В трудах историков и воспоминаниях участников событий велся спор: имелся ли вообще советский оперативный план на случай агрессии. Из мемуаров наиболее авторитетных авторов следует, что такой план существовал. Но, будучи разработан с опозданием, он был мало известен даже командирам весьма высокого ранга и имел существенные недостатки[66]. Главный из них состоял в том, что не была предусмотрена возможность внезапного нападения крупными силами. Несмотря на опыт, уже продемонстрированный в Европе, и несмотря на то, что Сталин уже в 1936 г. высказал мнение, что войны «теперь не объявляются, а просто начинаются»[67], советские руководители в своих расчетах исходили, скорее, из традиционной схемы начала военных действий: с предъявления ультиматума, /19/ пограничных стычек, применения войск прикрытия, обеспечивающих время для проведения мобилизации и развертывания основных сил. (Жуков утверждает, что Генеральный штаб не имел ни малейших сведений о плане «Барбаросса», хотя не исключает, что разведка знала о нем.) В сочетании с наступательной теорией эти ошибочные представления явились причиной размещения складов слишком близко к границе[68]. Не менее серьезные последствия повлекла за собой другая ошибка. Генеральный штаб предвидел, что в случае возможного вторжения главный удар противника будет нанесен к северу от белорусского Полесья, то есть в направлении Москвы. Так в дальнейшем и произошло. Сталин был убежден, что удар будет наноситься в южном направлении, по Украине с ее природными богатствами. Оперативный план был переделан в соответствии с этим ошибочным прогнозом[69].

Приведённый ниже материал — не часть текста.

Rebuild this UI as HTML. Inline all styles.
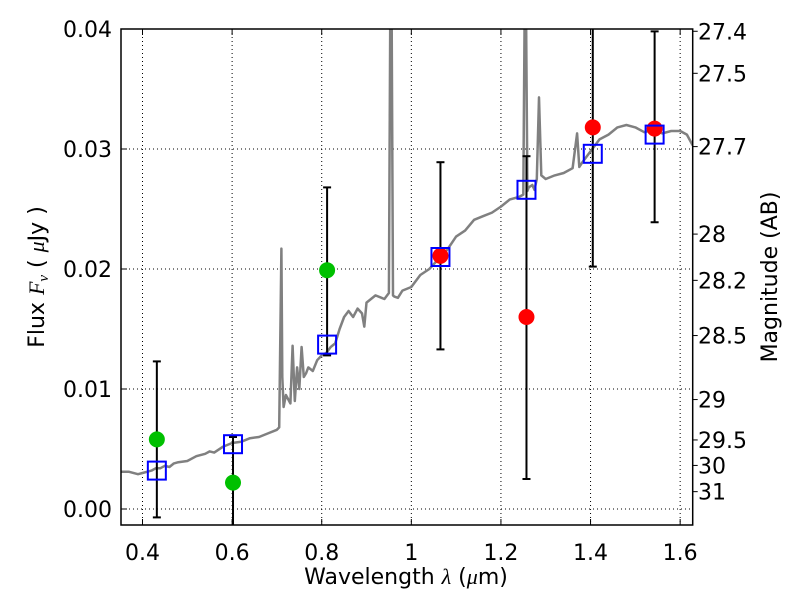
<!DOCTYPE html>
<html><head><meta charset="utf-8"><style>
body{margin:0;background:#fff}
svg{display:block;font-family:"DejaVu Sans","Liberation Sans",sans-serif}
</style></head><body>
<svg id="chart" width="800" height="600" viewBox="0 0 800 600"></svg>
<script>
const specWave=[0.352,0.37,0.39,0.40,0.41,0.42,0.43,0.44,0.45,0.46,0.47,0.48,0.50,0.52,0.54,0.55,0.56,0.58,0.60,0.62,0.64,0.66,0.68,0.70,0.705,0.71,0.712,0.715,0.72,0.73,0.735,0.74,0.745,0.75,0.755,0.76,0.765,0.77,0.78,0.79,0.80,0.81,0.82,0.83,0.84,0.85,0.86,0.87,0.88,0.89,0.895,0.90,0.92,0.94,0.95,0.953,0.956,0.959,0.962,0.97,0.98,1.0,1.02,1.04,1.06,1.08,1.10,1.12,1.14,1.16,1.18,1.20,1.22,1.24,1.25,1.253,1.256,1.259,1.262,1.27,1.275,1.28,1.285,1.29,1.30,1.32,1.34,1.36,1.37,1.375,1.38,1.40,1.42,1.44,1.46,1.48,1.50,1.52,1.54,1.56,1.58,1.60,1.615,1.628];
const specFlux=[0.0031,0.0031,0.0029,0.0030,0.0031,0.0032,0.0034,0.0034,0.0036,0.0035,0.0038,0.0039,0.0040,0.0044,0.0046,0.0048,0.0047,0.0052,0.0055,0.0056,0.0059,0.0060,0.0063,0.0066,0.0068,0.0217,0.0110,0.0085,0.0095,0.0088,0.0136,0.0090,0.0118,0.0100,0.0135,0.0110,0.0113,0.0118,0.0115,0.0124,0.0128,0.0130,0.0135,0.0138,0.0150,0.0160,0.0165,0.0160,0.0167,0.0163,0.0152,0.0172,0.0178,0.0175,0.0180,0.0420,0.0420,0.0178,0.0177,0.0176,0.0182,0.0185,0.0195,0.0200,0.0208,0.0216,0.0227,0.0232,0.0241,0.0244,0.0247,0.0252,0.0258,0.0260,0.0262,0.0420,0.0420,0.0265,0.0268,0.0270,0.0266,0.0275,0.0343,0.0278,0.0275,0.0278,0.0280,0.0284,0.0313,0.0285,0.0288,0.0298,0.0308,0.0312,0.0318,0.0320,0.0318,0.0314,0.0316,0.0313,0.0315,0.0315,0.0312,0.0303];
const sqWave=[0.432,0.602,0.812,1.065,1.257,1.405,1.543];
const sqFlux=[0.0032,0.0054,0.0137,0.0210,0.0266,0.0296,0.0312];
const greenWave=[0.432,0.602,0.812];
const greenFlux=[0.0058,0.0022,0.0199];
const redWave=[1.065,1.257,1.405,1.543];
const redFlux=[0.0211,0.0160,0.0318,0.0317];
const errWave=[0.432,0.602,0.812,1.065,1.257,1.405,1.543];
const errLow=[-0.0007,-0.0030,0.0128,0.0133,0.0025,0.0202,0.0239];
const errHigh=[0.0123,0.0060,0.0268,0.0289,0.0294,0.0420,0.0398];
const xTicks=[0.4,0.6,0.8,1.0,1.2,1.4,1.6];
const xTickLabels=["0.4","0.6","0.8","1","1.2","1.4","1.6"];
const yTicks=[0,0.01,0.02,0.03,0.04];
const yTickLabels=["0.00","0.01","0.02","0.03","0.04"];
const magTicks=[27.4,27.5,27.7,28,28.2,28.5,29,29.5,30,31];

const L=121,R=692.7,T=29,B=525;
const x0=0.352,x1=1.628;
const xs=v=>L+(v-x0)/(x1-x0)*(R-L);
const ys=v=>509-v*12000;
const NS="http://www.w3.org/2000/svg";
const svg=document.getElementById('chart');
function mk(tag,attrs,parent){const e=document.createElementNS(NS,tag);for(const k in attrs)e.setAttribute(k,attrs[k]);(parent||svg).appendChild(e);return e;}
const defs=mk('defs',{});const cp=mk('clipPath',{id:'clip'},defs);mk('rect',{x:L,y:T,width:R-L,height:B-T},cp);
const grid=mk('g',{stroke:'#000','stroke-width':1,'stroke-dasharray':'1,3'});


xTicks.forEach(t=>{const l=mk('line',{x1:xs(t),x2:xs(t),y1:T,y2:B},grid);

});
yTicks.forEach(t=>{const l=mk('line',{x1:L,x2:R,y1:ys(t),y2:ys(t)},grid);

});
const plot=mk('g',{'clip-path':'url(#clip)'});
const pts=specWave.map((w,i)=>xs(w).toFixed(1)+','+ys(specFlux[i]).toFixed(1)).join(' ');
const sp=mk('polyline',{points:pts,fill:'none',stroke:'#808080','stroke-width':2.5,'stroke-linejoin':'round'},plot);


errWave.forEach((w,i)=>{const g=mk('g',{stroke:'#000','stroke-width':2},plot);


const x=xs(w);mk('line',{x1:x,x2:x,y1:ys(errLow[i]),y2:ys(errHigh[i])},g);
mk('line',{x1:x-4,x2:x+4,y1:ys(errLow[i]),y2:ys(errLow[i])},g);
mk('line',{x1:x-4,x2:x+4,y1:ys(errHigh[i]),y2:ys(errHigh[i])},g);});
greenWave.forEach((w,i)=>{const c=mk('circle',{cx:xs(w),cy:ys(greenFlux[i]),r:8,fill:'#00c000'},plot);

});
redWave.forEach((w,i)=>{const c=mk('circle',{cx:xs(w),cy:ys(redFlux[i]),r:8,fill:'#ff0000'},plot);

});
sqWave.forEach((w,i)=>{const s=mk('rect',{x:xs(w)-9,y:ys(sqFlux[i])-9,width:18,height:18,fill:'none',stroke:'#0000ff','stroke-width':2},plot);

});
const frame=mk('rect',{x:L,y:T,width:R-L,height:B-T,fill:'none',stroke:'#000','stroke-width':1.5});


xTicks.forEach((t,i)=>{mk('line',{x1:xs(t),x2:xs(t),y1:B,y2:B-6,stroke:'#000'});mk('line',{x1:xs(t),x2:xs(t),y1:T,y2:T+6,stroke:'#000'});
const tx=mk('text',{x:xs(t),y:560,'text-anchor':'middle','font-size':22});tx.textContent=xTickLabels[i];

});
yTicks.forEach((t,i)=>{mk('line',{x1:L,x2:L+6,y1:ys(t),y2:ys(t),stroke:'#000'});
const tx=mk('text',{x:112,y:ys(t)+8,'text-anchor':'end','font-size':22});tx.textContent=yTickLabels[i];

});
magTicks.forEach(m=>{const y=ys(Math.pow(10,(23.9-m)/2.5));mk('line',{x1:R,x2:R+5,y1:y,y2:y,stroke:'#000'});
const tx=mk('text',{x:698,y:y+8,'font-size':22});tx.textContent=String(m);

});
svg.insertAdjacentHTML('beforeend',
'<text x="406" y="584" text-anchor="middle" font-size="22">Wavelength  <tspan font-style="italic" font-family="Liberation Serif,serif">λ</tspan> (<tspan font-style="italic" font-family="Liberation Serif,serif">μ</tspan>m)</text>'+
'<text transform="translate(44,277) rotate(-90)" text-anchor="middle" font-size="22">Flux  <tspan font-style="italic" font-family="Liberation Serif,serif">F</tspan><tspan font-style="italic" font-family="Liberation Serif,serif" font-size="15" dy="4">ν</tspan><tspan dy="-4">  ( </tspan><tspan font-style="italic" font-family="Liberation Serif,serif">μ</tspan>Jy )</text>'+
'<text transform="translate(777,277) rotate(-90)" text-anchor="middle" font-size="22">Magnitude (AB)</text>');
</script>
</body></html>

Но и из мероприятий, намеченных планами, далеко не все осуществлялись своевременно. В период с апреля по июнь 1941 г. напряжение все больше возрастало, атмосфера становилась все более тревожной. Чтение донесений, которые посылались тогда пограничниками, оставляет глубокое впечатление: в них говорилось о сосредоточении германских войск, участившихся полетах немецких самолетов[70]. В конце апреля — начале мая в Москву поступали многочисленные сигналы, говорившие о близости дня нападения. Пожалуй, самым важным среди таких донесений был доклад Рихарда Зорге, знаменитого советского разведчика, работавшего в германском посольстве в Токио. В докладе содержались все основные сведения о плане нападения[71]. К этому периоду относятся столь же встревоженные донесения советских военных атташе в Германии и во Франции (при правительстве Виши): Воронцова и Суслопарова. В Берлине типографский рабочий-коммунист передал советским дипломатам русско-немецкий разговорник, составленный специально для оккупационной армии, не оставлявший сомнений насчет намерений германского правительства[72]. В июне развертывание нацистских войск в основном было закончено. С середины месяца они начали выдвигаться на исходные позиции. По другую сторону границы советские солдаты могли слышать гул моторов по ночам и наблюдать, как делаются проходы в минных полях[73]. Возможность начала войны со дня на день открыто обсуждалась в дипломатическом корпусе Москвы; об этом же говорили люди, приезжавшие из Германии. Слухи и предположения циркулировали в международной прессе.
Горький сюрприз нападения
Шестого мая Сталин возглавил правительство, оставив Молотову пост заместителя Председателя Совнаркома и Наркомат иностранных дел. Вплоть до этого момента Сталин управлял страной просто в качестве Генерального секретаря партии. Мотивы решения так и не были преданы гласности, но сам по себе этот акт был воспринят как /20/ признак серьезности обстановки. Неожиданное событие несколько дней спустя вновь обострило подозрения Сталина насчет англичан: заместитель Гитлера Гесс бежал в Шотландию и, отдавшись в руки англичан, объявил, что привез с собой мирные предложения. Гитлер объявил его сумасшедшим. Московские руководители усмотрели в этом эпизоде новую попытку сговора у них за спиной[III.